_Exercise details_
All of the data should be output character for character, except the pictures.
--
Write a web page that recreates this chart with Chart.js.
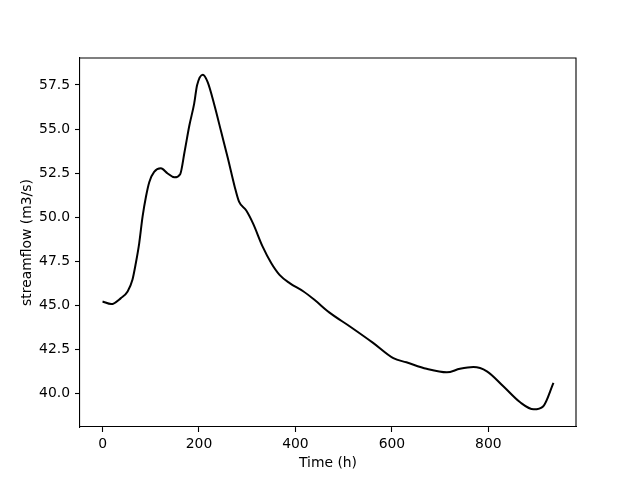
<!DOCTYPE html>
<html>
<head>
<meta charset="utf-8">
<script src="https://cdn.jsdelivr.net/npm/chart.js@4"></script>
<style>
  html, body { margin: 0; padding: 0; background: #fff; }
  #wrap { width: 640px; height: 480px; }
</style>
</head>
<body>
<div id="wrap"><canvas id="flowChart" width="640" height="480"></canvas></div>
<script>
// ─── DATA ────────────────────────────────────────────────────────
const timeHours = [0, 18, 38, 52, 62, 69, 76, 83, 90, 97, 107, 121, 135, 149, 161, 170, 180, 190, 196,
    208, 218, 232, 246, 260, 274, 283, 298, 312, 332, 350, 367, 388, 416, 440, 470, 513, 561, 603, 630,
    672, 714, 741, 769, 797, 831, 866, 894, 914, 935];
const streamflow = [45.22, 45.07, 45.41, 45.79, 46.45, 47.39, 48.52, 50.03, 51.16, 52.0, 52.57, 52.77,
    52.48, 52.26, 52.44, 53.7, 55.2, 56.44, 57.48, 58.08, 57.66, 56.35, 54.84, 53.33, 51.73, 50.88,
    50.38, 49.65, 48.33, 47.39, 46.73, 46.26, 45.8, 45.3, 44.6, 43.8, 42.87, 42.0, 41.77, 41.4, 41.2,
    41.4, 41.5, 41.26, 40.41, 39.5, 39.1, 39.28, 40.6];
const xTickValues = [0, 200, 400, 600, 800];
const yTickValues = [40.0, 42.5, 45.0, 47.5, 50.0, 52.5, 55.0, 57.5];

const FONT = { family: '"DejaVu Sans", sans-serif', size: 13.9 };

// top + right spines (matplotlib style box)
const frameBox = {
    id: 'frameBox',
    afterDraw(chart) {
        const { ctx, chartArea: a } = chart;
        ctx.save();
        ctx.strokeStyle = '#000';
        ctx.lineWidth = 1.1;
        ctx.beginPath();
        ctx.moveTo(a.left, a.top);
        ctx.lineTo(a.right, a.top);
        ctx.lineTo(a.right, a.bottom);
        ctx.stroke();
        ctx.restore();
    }
};

new Chart(document.getElementById('flowChart'), {
    type: 'line',
    data: {
        datasets: [{
            data: timeHours.map((t, i) => ({ x: t, y: streamflow[i] })),
            borderColor: '#000',
            borderWidth: 2,
            pointRadius: 0,
            fill: false,
            cubicInterpolationMode: 'monotone'
        }]
    },
    options: {
        responsive: false,
        animation: false,
        layout: { padding: { left: 0, top: 58, right: 64, bottom: 0 } },
        plugins: { legend: { display: false }, tooltip: { enabled: false } },
        scales: {
            x: {
                type: 'linear',
                min: -46.75,
                max: 981.75,
                afterBuildTicks: s => { s.ticks = xTickValues.map(v => ({ value: v })); },
                afterFit: s => { s.height = 53; },
                grid: { drawOnChartArea: false, drawTicks: true, tickLength: 5, tickColor: '#000', tickWidth: 1.1 },
                border: { display: true, color: '#000', width: 1.1 },
                ticks: { color: '#000', font: FONT, padding: 4, maxRotation: 0, callback: v => String(v) },
                title: { display: true, text: 'Time (h)', color: '#000', font: FONT, padding: { top: 0, bottom: 8.6 } }
            },
            y: {
                type: 'linear',
                min: 38.1,
                max: 59.03,
                afterBuildTicks: s => { s.ticks = yTickValues.map(v => ({ value: v })); },
                afterFit: s => { s.width = 80; },
                grid: { drawOnChartArea: false, drawTicks: true, tickLength: 5, tickColor: '#000', tickWidth: 1.1 },
                border: { display: true, color: '#000', width: 1.1 },
                ticks: { color: '#000', font: FONT, padding: 5, callback: v => Number(v).toFixed(1) },
                title: { display: true, text: 'streamflow (m3/s)', color: '#000', font: FONT, padding: { top: 18.6, bottom: 0 } }
            }
        }
    },
    plugins: [frameBox]
});
</script>
</body>
</html>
--
_Result for this task_
Write a web page that recreates this chart with Chart.js.
<!DOCTYPE html>
<html>
<head>
<meta charset="utf-8">
<script src="https://cdn.jsdelivr.net/npm/chart.js@4"></script>
<style>
  html, body { margin: 0; padding: 0; background: #fff; }
  #wrap { width: 640px; height: 480px; }
</style>
</head>
<body>
<div id="wrap"><canvas id="flowChart" width="640" height="480"></canvas></div>
<script>
// ─── DATA ────────────────────────────────────────────────────────
const timeHours = [0, 18, 38, 52, 62, 69, 76, 83, 90, 97, 107, 121, 135, 149, 161, 170, 180, 190, 196,
    208, 218, 232, 246, 260, 274, 283, 298, 312, 332, 350, 367, 388, 416, 440, 470, 513, 561, 603, 630,
    672, 714, 741, 769, 797, 831, 866, 894, 914, 935];
const streamflow = [45.22, 45.07, 45.41, 45.79, 46.45, 47.39, 48.52, 50.03, 51.16, 52.0, 52.57, 52.77,
    52.48, 52.26, 52.44, 53.7, 55.2, 56.44, 57.48, 58.08, 57.66, 56.35, 54.84, 53.33, 51.73, 50.88,
    50.38, 49.65, 48.33, 47.39, 46.73, 46.26, 45.8, 45.3, 44.6, 43.8, 42.87, 42.0, 41.77, 41.4, 41.2,
    41.4, 41.5, 41.26, 40.41, 39.5, 39.1, 39.28, 40.6];
const xTickValues = [0, 200, 400, 600, 800];
const yTickValues = [40.0, 42.5, 45.0, 47.5, 50.0, 52.5, 55.0, 57.5];

const FONT = { family: '"DejaVu Sans", sans-serif', size: 13.9 };

// top + right spines (matplotlib style box)
const frameBox = {
    id: 'frameBox',
    afterDraw(chart) {
        const { ctx, chartArea: a } = chart;
        ctx.save();
        ctx.strokeStyle = '#000';
        ctx.lineWidth = 1.1;
        ctx.beginPath();
        ctx.moveTo(a.left, a.top);
        ctx.lineTo(a.right, a.top);
        ctx.lineTo(a.right, a.bottom);
        ctx.stroke();
        ctx.restore();
    }
};

new Chart(document.getElementById('flowChart'), {
    type: 'line',
    data: {
        datasets: [{
            data: timeHours.map((t, i) => ({ x: t, y: streamflow[i] })),
            borderColor: '#000',
            borderWidth: 2,
            pointRadius: 0,
            fill: false,
            cubicInterpolationMode: 'monotone'
        }]
    },
    options: {
        responsive: false,
        animation: false,
        layout: { padding: { left: 0, top: 58, right: 64, bottom: 0 } },
        plugins: { legend: { display: false }, tooltip: { enabled: false } },
        scales: {
            x: {
                type: 'linear',
                min: -46.75,
                max: 981.75,
                afterBuildTicks: s => { s.ticks = xTickValues.map(v => ({ value: v })); },
                afterFit: s => { s.height = 53; },
                grid: { drawOnChartArea: false, drawTicks: true, tickLength: 5, tickColor: '#000', tickWidth: 1.1 },
                border: { display: true, color: '#000', width: 1.1 },
                ticks: { color: '#000', font: FONT, padding: 4, maxRotation: 0, callback: v => String(v) },
                title: { display: true, text: 'Time (h)', color: '#000', font: FONT, padding: { top: 0, bottom: 8.6 } }
            },
            y: {
                type: 'linear',
                min: 38.1,
                max: 59.03,
                afterBuildTicks: s => { s.ticks = yTickValues.map(v => ({ value: v })); },
                afterFit: s => { s.width = 80; },
                grid: { drawOnChartArea: false, drawTicks: true, tickLength: 5, tickColor: '#000', tickWidth: 1.1 },
                border: { display: true, color: '#000', width: 1.1 },
                ticks: { color: '#000', font: FONT, padding: 5, callback: v => Number(v).toFixed(1) },
                title: { display: true, text: 'streamflow (m3/s)', color: '#000', font: FONT, padding: { top: 18.6, bottom: 0 } }
            }
        }
    },
    plugins: [frameBox]
});
</script>
</body>
</html>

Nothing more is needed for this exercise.